→ SUPPLIED MATERIAL:
------------------------------------------------------------------------

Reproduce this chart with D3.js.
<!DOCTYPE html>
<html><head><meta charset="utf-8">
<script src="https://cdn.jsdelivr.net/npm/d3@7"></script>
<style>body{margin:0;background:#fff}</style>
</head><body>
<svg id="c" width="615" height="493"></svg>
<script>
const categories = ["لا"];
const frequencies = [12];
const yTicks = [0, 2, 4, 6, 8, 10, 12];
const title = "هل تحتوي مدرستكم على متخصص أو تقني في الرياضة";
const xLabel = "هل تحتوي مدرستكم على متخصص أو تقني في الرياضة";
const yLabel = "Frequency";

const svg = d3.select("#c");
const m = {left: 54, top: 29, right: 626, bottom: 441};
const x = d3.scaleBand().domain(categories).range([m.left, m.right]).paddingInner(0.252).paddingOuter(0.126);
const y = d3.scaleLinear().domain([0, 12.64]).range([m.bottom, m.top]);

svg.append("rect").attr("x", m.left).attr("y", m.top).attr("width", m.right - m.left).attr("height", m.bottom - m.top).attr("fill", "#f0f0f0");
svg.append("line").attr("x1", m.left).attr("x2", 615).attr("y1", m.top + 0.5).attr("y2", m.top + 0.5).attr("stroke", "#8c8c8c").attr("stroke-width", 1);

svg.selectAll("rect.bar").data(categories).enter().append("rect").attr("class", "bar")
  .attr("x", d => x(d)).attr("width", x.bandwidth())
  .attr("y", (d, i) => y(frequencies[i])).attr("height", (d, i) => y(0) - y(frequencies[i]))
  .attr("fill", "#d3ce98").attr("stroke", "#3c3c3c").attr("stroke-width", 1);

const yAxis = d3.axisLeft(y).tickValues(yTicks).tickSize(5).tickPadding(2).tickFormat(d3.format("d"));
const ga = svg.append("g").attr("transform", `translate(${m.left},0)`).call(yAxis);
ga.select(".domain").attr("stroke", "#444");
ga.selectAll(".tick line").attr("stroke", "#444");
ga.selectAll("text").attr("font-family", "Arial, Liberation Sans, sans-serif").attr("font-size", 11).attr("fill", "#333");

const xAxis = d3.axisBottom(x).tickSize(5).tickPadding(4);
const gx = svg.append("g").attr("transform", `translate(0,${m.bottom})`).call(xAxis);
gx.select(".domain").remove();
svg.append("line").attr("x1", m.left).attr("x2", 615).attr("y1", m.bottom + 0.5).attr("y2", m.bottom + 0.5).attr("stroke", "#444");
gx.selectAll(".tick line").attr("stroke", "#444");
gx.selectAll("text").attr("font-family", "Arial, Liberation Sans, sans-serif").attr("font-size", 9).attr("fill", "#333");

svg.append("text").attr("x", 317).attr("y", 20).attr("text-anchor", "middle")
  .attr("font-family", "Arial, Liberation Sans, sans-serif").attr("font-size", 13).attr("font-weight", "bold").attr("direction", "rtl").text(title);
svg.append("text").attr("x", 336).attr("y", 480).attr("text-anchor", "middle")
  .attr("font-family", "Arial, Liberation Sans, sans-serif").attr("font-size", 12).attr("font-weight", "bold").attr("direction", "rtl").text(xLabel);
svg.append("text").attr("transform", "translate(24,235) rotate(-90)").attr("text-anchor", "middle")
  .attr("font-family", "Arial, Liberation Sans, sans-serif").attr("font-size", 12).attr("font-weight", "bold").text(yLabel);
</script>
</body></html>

------------------------------------------------------------------------

→ SHORT PROBLEM: Every line above should be retyped exactly as given.

→ WRITTEN RESPONSE:
Reproduce this chart with D3.js.
<!DOCTYPE html>
<html><head><meta charset="utf-8">
<script src="https://cdn.jsdelivr.net/npm/d3@7"></script>
<style>body{margin:0;background:#fff}</style>
</head><body>
<svg id="c" width="615" height="493"></svg>
<script>
const categories = ["لا"];
const frequencies = [12];
const yTicks = [0, 2, 4, 6, 8, 10, 12];
const title = "هل تحتوي مدرستكم على متخصص أو تقني في الرياضة";
const xLabel = "هل تحتوي مدرستكم على متخصص أو تقني في الرياضة";
const yLabel = "Frequency";

const svg = d3.select("#c");
const m = {left: 54, top: 29, right: 626, bottom: 441};
const x = d3.scaleBand().domain(categories).range([m.left, m.right]).paddingInner(0.252).paddingOuter(0.126);
const y = d3.scaleLinear().domain([0, 12.64]).range([m.bottom, m.top]);

svg.append("rect").attr("x", m.left).attr("y", m.top).attr("width", m.right - m.left).attr("height", m.bottom - m.top).attr("fill", "#f0f0f0");
svg.append("line").attr("x1", m.left).attr("x2", 615).attr("y1", m.top + 0.5).attr("y2", m.top + 0.5).attr("stroke", "#8c8c8c").attr("stroke-width", 1);

svg.selectAll("rect.bar").data(categories).enter().append("rect").attr("class", "bar")
  .attr("x", d => x(d)).attr("width", x.bandwidth())
  .attr("y", (d, i) => y(frequencies[i])).attr("height", (d, i) => y(0) - y(frequencies[i]))
  .attr("fill", "#d3ce98").attr("stroke", "#3c3c3c").attr("stroke-width", 1);

const yAxis = d3.axisLeft(y).tickValues(yTicks).tickSize(5).tickPadding(2).tickFormat(d3.format("d"));
const ga = svg.append("g").attr("transform", `translate(${m.left},0)`).call(yAxis);
ga.select(".domain").attr("stroke", "#444");
ga.selectAll(".tick line").attr("stroke", "#444");
ga.selectAll("text").attr("font-family", "Arial, Liberation Sans, sans-serif").attr("font-size", 11).attr("fill", "#333");

const xAxis = d3.axisBottom(x).tickSize(5).tickPadding(4);
const gx = svg.append("g").attr("transform", `translate(0,${m.bottom})`).call(xAxis);
gx.select(".domain").remove();
svg.append("line").attr("x1", m.left).attr("x2", 615).attr("y1", m.bottom + 0.5).attr("y2", m.bottom + 0.5).attr("stroke", "#444");
gx.selectAll(".tick line").attr("stroke", "#444");
gx.selectAll("text").attr("font-family", "Arial, Liberation Sans, sans-serif").attr("font-size", 9).attr("fill", "#333");

svg.append("text").attr("x", 317).attr("y", 20).attr("text-anchor", "middle")
  .attr("font-family", "Arial, Liberation Sans, sans-serif").attr("font-size", 13).attr("font-weight", "bold").attr("direction", "rtl").text(title);
svg.append("text").attr("x", 336).attr("y", 480).attr("text-anchor", "middle")
  .attr("font-family", "Arial, Liberation Sans, sans-serif").attr("font-size", 12).attr("font-weight", "bold").attr("direction", "rtl").text(xLabel);
svg.append("text").attr("transform", "translate(24,235) rotate(-90)").attr("text-anchor", "middle")
  .attr("font-family", "Arial, Liberation Sans, sans-serif").attr("font-size", 12).attr("font-weight", "bold").text(yLabel);
</script>
</body></html>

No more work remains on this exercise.